The view, made from an upper, rear window of the Niépce family home in Burgundy, in the village of Saint-Loup-de-Varennes near Chalon-sur-Saône. Representationally the subject matter includes [from left to right]: the upper loft (or, so-called "pigeon-house") of the family home; a pear tree with a patch of sky showing through an opening in the branches; the slanting roof of the barn, with the long roof and low chimney of the bake house behind it; and, on the right, another wing of the family house. Details in the original image are very faint, due not to fading—the heliographic process is a relatively permanent one—but rather to Niepce's underexposure of the original plate.

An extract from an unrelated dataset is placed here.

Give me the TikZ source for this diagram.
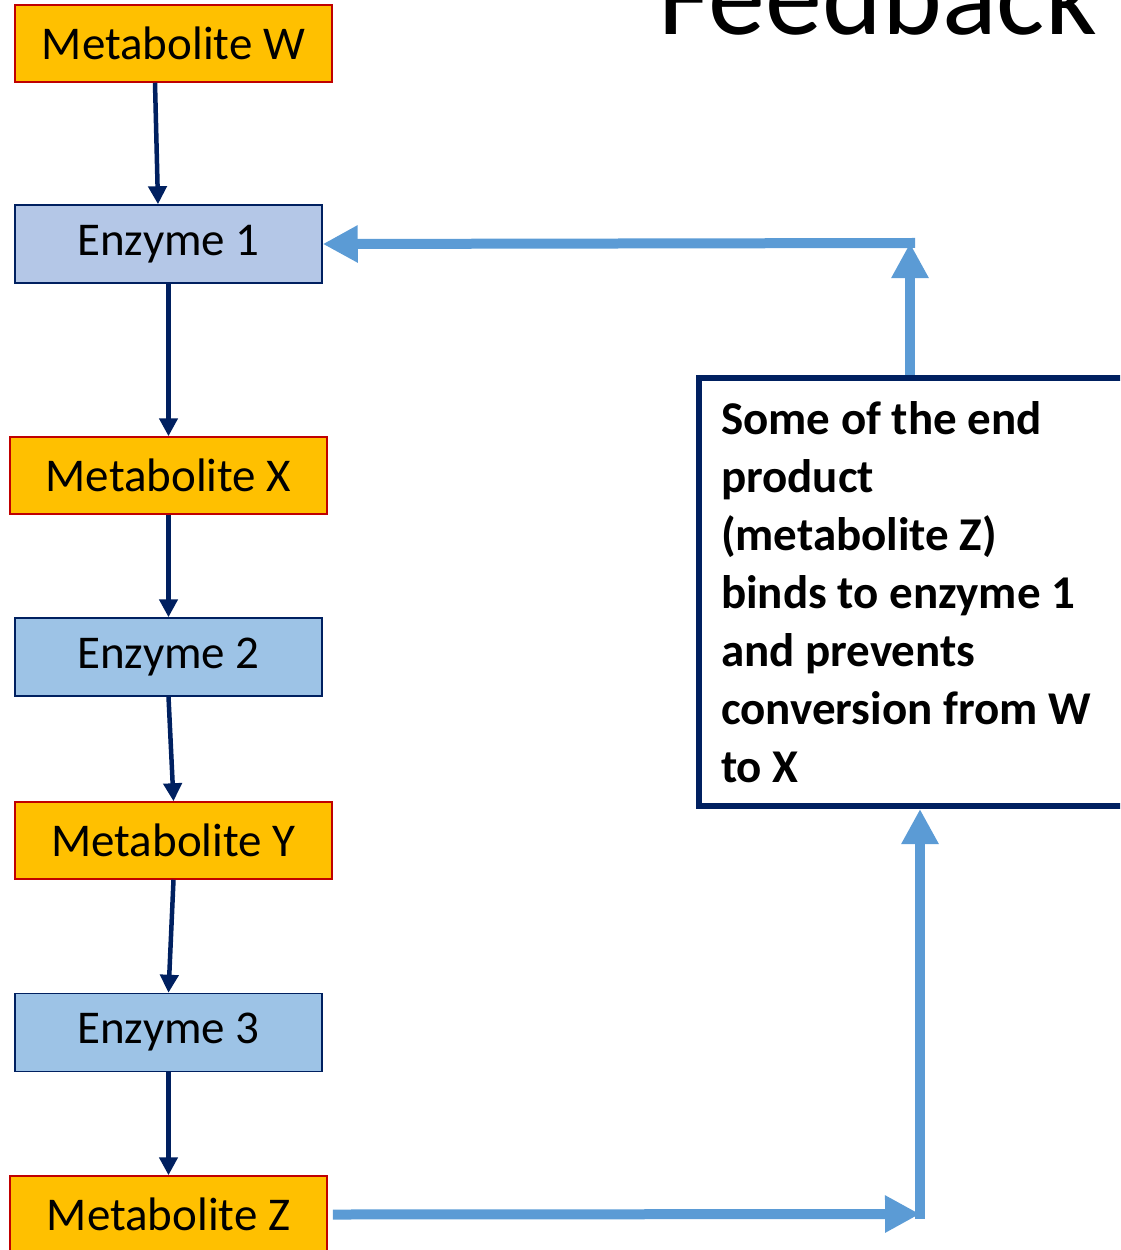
\documentclass[tikz,border=0pt]{standalone}
\usepackage{fontspec}
\setmainfont{Carlito}
\usetikzlibrary{arrows.meta}
\definecolor{metabfill}{HTML}{FFC000}
\definecolor{metabline}{HTML}{C00000}
\definecolor{enzfill}{HTML}{9DC3E6}
\definecolor{enzfilllight}{HTML}{B4C7E7}
\definecolor{navy}{HTML}{002060}
\definecolor{fbblue}{HTML}{5B9BD5}
\begin{document}
\begin{tikzpicture}[x = 1pt, y = -1pt,
  every node/.append style={font=\fontsize{47}{58}\selectfont, inner sep = 0pt},
  metab/.style={fill = metabfill, draw = metabline, line width = 1.5pt, minimum width = 317pt, minimum height = 77pt},
  enzyme/.style={fill = enzfill, draw = navy, line width = 1.5pt, minimum width = 307pt, minimum height = 78pt},
  flow/.style={draw = navy, line width = 4.5pt, -{Triangle[length = 18pt, width = 18pt]}},
  feedback/.style={draw = fbblue, line width = 10pt, -{Triangle[length = 35pt, width = 35pt]}},
  notebox/.style={draw = navy, line width = 6pt, fill = white, anchor = north west, text width = 410pt, align = flush left, inner xsep = 22pt, minimum height = 428pt, font=\fontsize{47}{58}\selectfont\bfseries}]

  \useasboundingbox (0, 0) rectangle (1120, 1250);
  \clip (0, 0) rectangle (1120, 1250);

  \node (title) [anchor = base west, font=\fontsize{114}{120}\selectfont] at (658, 34) {Feedback};

  \node (W) [metab] at (173.5, 43.5) {Metabolite W};
  \node (E1) [enzyme, fill = enzfilllight] at (168.5, 244) {Enzyme 1};
  \node (X) [metab] at (168.5, 475.5) {Metabolite X};
  \node (E2) [enzyme] at (168.5, 657) {Enzyme 2};
  \node (Y) [metab] at (173.5, 840.5) {Metabolite Y};
  \node (E3) [enzyme] at (168.5, 1032.5) {Enzyme 3};
  \node (Z) [metab] at (168.5, 1214.5) {Metabolite Z};

  \node (note) [notebox] at (696, 375) {Some of the end\\ product\\ (metabolite Z)\\ binds to enzyme 1\\ and prevents\\ conversion from W\\ to X};

  % pathway
  \draw [flow] ([xshift = -18.5pt]W.south) -- ([xshift = -10.5pt]E1.north);
  \draw [flow] (E1) -- (X);
  \draw [flow] (X) -- (E2);
  \draw [flow] (E2.south) -- (Y.north);
  \draw [flow] (Y.south) -- (E3.north);
  \draw [flow] (E3) -- (Z);

  % feedback loop
  \coordinate (up) at (910, 243);
  \coordinate (low) at (920, 1214);
  \draw [feedback] ([xshift = 5pt]Z.east) -- (low);
  \draw [feedback, shorten <= -5pt] (low) -- (low |- note.south);
  \draw [feedback] (up |- note.north) -- (up);
  \draw [feedback, shorten <= -5pt] (up) -- (E1.east);

\end{tikzpicture}
\end{document}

When Niépce left England in 1827, he gave his host and sponsor, Francis Bauer, FRS, many materials relating to his work, including the First Photograph. Bauer, ever the dutiful scientist and friend, added two important inscriptions on the paper backing of the original frame that held the piece:
L'Heliographie.
Les premiers résultats
obtenus Spontanément
par l'action de la lumiere.
Par Monsieur Niepce
De Chalon sur Saone.
1827.
Monsieur Niépce's first successful
experiment of fixing permanently
the Image from Nature.
Bauer also signed his name and address, Kew Green, at the bottom of this record. The denotation of the year of 1827 is generally accepted as Bauer's reference to the date of presentation and not as the year of Niépce's production of the plate. Helmut Gernsheim himself favored the 1826 date as the year of its creation.
Fifty years after its rediscovery by Helmut Gernsheim, Niépce's First Photograph received critical scientific diagnosis, when it traveled to the Getty Conservation Institute in California. For over two weeks in the summer of 2002, scientists and conservators at this prestigious facility subjected the artifact, its frame, and support materials to extensive and rigorous non-destructive testing. The result was a very complete scientific and technical analysis of the object, which in turn provided better criteria for its secure and permanent case design and presentation here in the lobby of the newly-renovated Ransom Center.
The plate also received extensive attention from the photographic technicians at the Institute, who spent a day and a half with the original heliograph in their photographic studios in order to record photographically and digitally all aspects of the plate. The object was documented under all manner of scientific lights, including infrared and ultraviolet spectra. In addition, the photographers also followed in the footsteps of the Kodak Labs a half century earlier and produced new color film and digital/electronic copies of the plate, in an attempt to reveal more of the unretouched image while still providing a sense of the complex physical state of the photograph.